■ TASK PROMPT: Scan the lines below for the string "matplotlib" and copy every one that has it.

■ Entries with chart source code:
____

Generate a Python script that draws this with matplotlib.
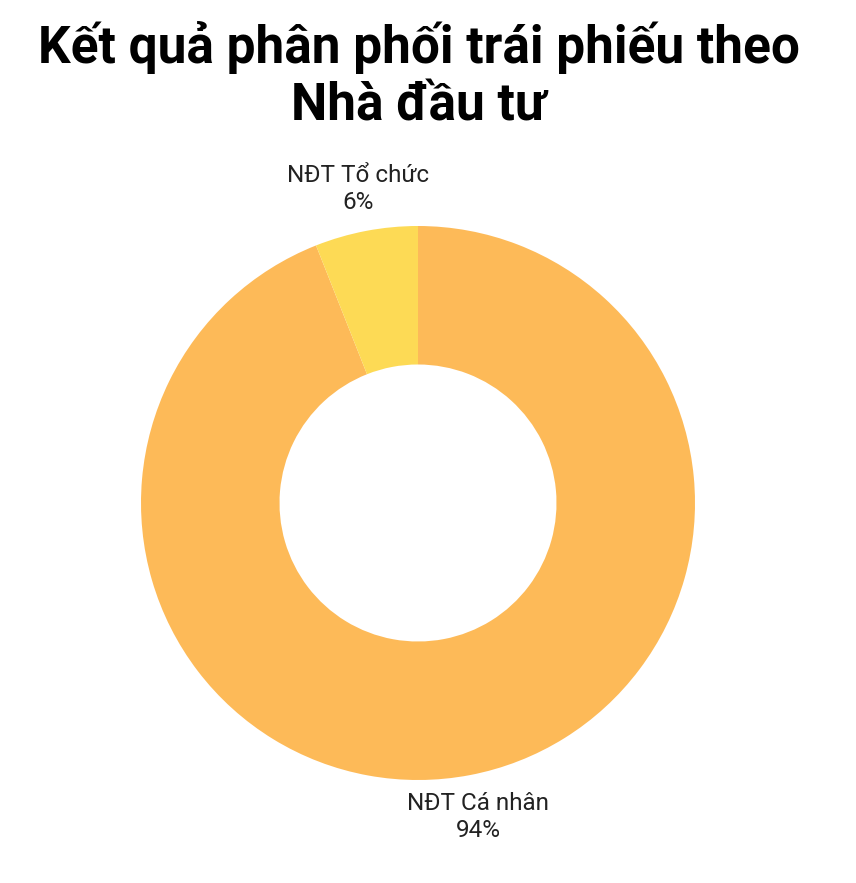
import matplotlib
matplotlib.use("Agg")
import matplotlib.pyplot as plt
import numpy as np

title = "Kết quả phân phối trái phiếu theo\nNhà đầu tư"
categories = ["NĐT Cá nhân", "NĐT Tổ chức"]
shares = [94, 6]
colors = ["#FDBA58", "#FDDA55"]

W, H = 856, 883
fig = plt.figure(figsize=(W / 100, H / 100), dpi=100)
fig.patch.set_facecolor("white")

# donut axes: centre (418, 503) px, outer radius 277 px
cx, cy, r = 418, 503, 277
ax = fig.add_axes([(cx - r) / W, (H - cy - r) / H, 2 * r / W, 2 * r / H])
wedges, _ = ax.pie(shares, colors=colors, startangle=90, counterclock=False,
                   radius=1, wedgeprops=dict(width=0.5, linewidth=0))
ax.set_xlim(-1, 1)
ax.set_ylim(-1, 1)
ax.set_aspect("equal")
ax.axis("off")

# labels centred just outside each wedge's mid-angle
for w, name, val in zip(wedges, categories, shares):
    ang = np.deg2rad((w.theta1 + w.theta2) / 2)
    d = 1.155
    ax.text(d * np.cos(ang), d * np.sin(ang), f"{name}\n{val}%",
            ha="center", va="center", fontsize=17.5, family="Roboto",
            color="#222222", linespacing=1.2, clip_on=False)

fig.text(0.4895, 1 - 76 / H, title, ha="center", va="center", fontsize=37,
         fontweight="bold", family="Roboto", color="black", linespacing=1.2)

fig.savefig("out.png", dpi=100)
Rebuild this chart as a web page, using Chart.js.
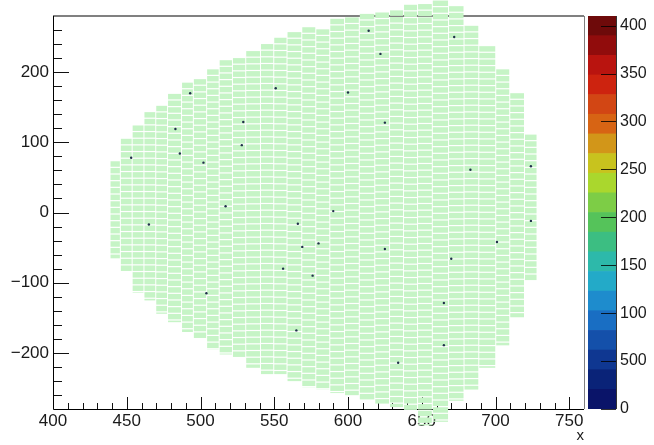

____

■ RESULT OF THIS TASK:
Generate a Python script that draws this with matplotlib.
import matplotlib
matplotlib.use("Agg")
import matplotlib.pyplot as plt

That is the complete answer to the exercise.